There are three important reasons to do it this way:

1. We can get that to the media manager and he can check the focus on his big monitor. We all know how critical the focus is with these cameras.
2. The cards tend to heat up and when that happens the noise factor goes up. So keeping a fresh card in there is very good way to keep the image as clean as possible.
3. It promotes a steady pace of backing up cards, so if for any reason something happened to the camera or the card you are not losing a whole day worth of footage.

In our work-flow system, the 8GB card from the 5D camera goes to the media manager. He downloads the media into the computer and simultaneously sends it to the 4 external hard drives.

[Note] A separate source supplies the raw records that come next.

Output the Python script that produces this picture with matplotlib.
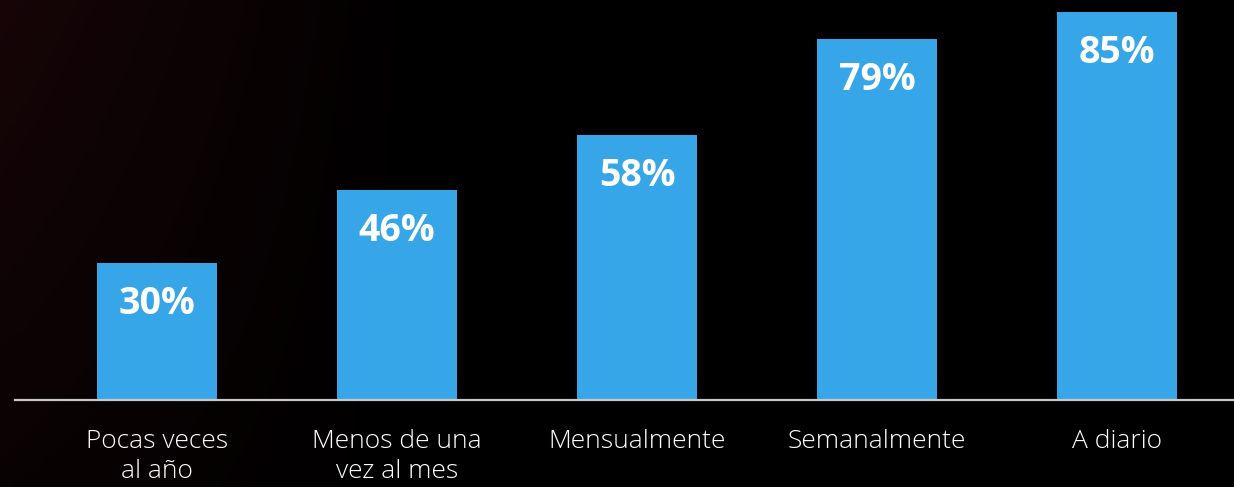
import numpy as np
import matplotlib.pyplot as plt

categorias = ["Pocas veces\nal año", "Menos de una\nvez al mes", "Mensualmente", "Semanalmente", "A diario"]
valores = [30, 46, 58, 79, 85]

fig = plt.figure(figsize=(12.34, 4.87), dpi=100)
fig.patch.set_facecolor("black")

# fondo: negro con un tinte rojizo a la izquierda
bg = fig.add_axes([0, 0, 1, 1])
gx = np.linspace(0, 1, 300)
gy = np.linspace(0, 1, 120)
X, Y = np.meshgrid(gx, gy)
tinte = np.clip(1 - X / 0.35, 0, 1) * (0.4 + 0.6 * Y)
img = np.zeros((120, 300, 3))
img[..., 0] = 0.09 * tinte
img[..., 1] = 0.02 * tinte
img[..., 2] = 0.03 * tinte
bg.imshow(img, aspect="auto", origin="lower", extent=[0, 1, 0, 1])
bg.axis("off")

ax = fig.add_axes([15 / 1234, 87 / 487, 1219 / 1234, 400 / 487])
ax.set_facecolor("none")
x = np.arange(len(categorias))
barras = ax.bar(x, valores, width=0.5, color="#37a6e8")

for b, v in zip(barras, valores):
    ax.annotate(f"{v}%", (b.get_x() + b.get_width() / 2, v), xytext=(0, -29.5),
                textcoords="offset points", ha="center", va="center",
                color="white", fontsize=27, fontweight="bold", family="Open Sans")

ax.set_xlim(-0.592, 4.4875)
ax.set_ylim(0, 87.6)
ax.set_xticks(x)
ax.set_xticklabels(categorias, color="white", fontsize=19, family="Open Sans",
                   fontweight="light", linespacing=1.27)
ax.tick_params(axis="x", length=0, pad=21)
ax.set_yticks([])
for s in ["top", "right", "left"]:
    ax.spines[s].set_visible(False)
ax.spines["bottom"].set_color("#c8c8c8")
ax.spines["bottom"].set_linewidth(1.6)

plt.savefig("out.png", dpi=100, facecolor=fig.get_facecolor())
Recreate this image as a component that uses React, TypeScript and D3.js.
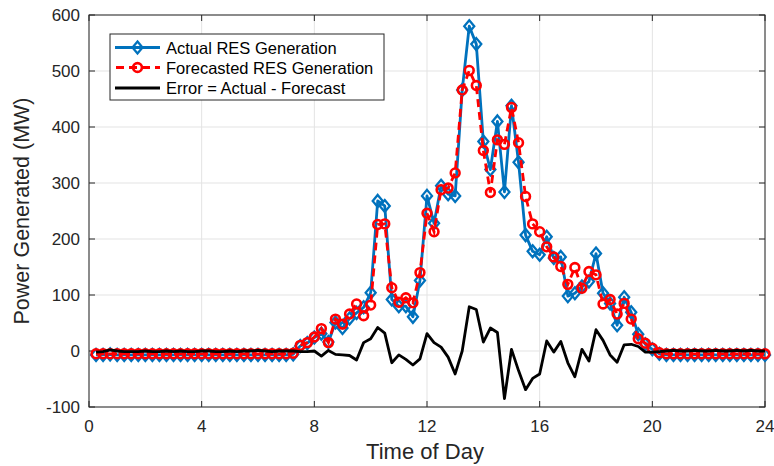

After the download is complete, he checks for focus and exposure and labels each set-up for the assistant editor with as much detail and description as possible. Then, he formats each card before sending it back to the cameras in the field. When the cards go back to the field to be reused, the camera assistant knows to double check that each card is coming back empty.

Next, one hard drive is shipped to the editor to start logging the footage; one is a back up if the original one gets lost in shipping. A third is for the director to view on his laptop. The last one is a “cloned master “of what we sent to the editor, which is held in post. This system has been successful in delivering the entire equivalent of 1.8 million feet of film safely into the edit room.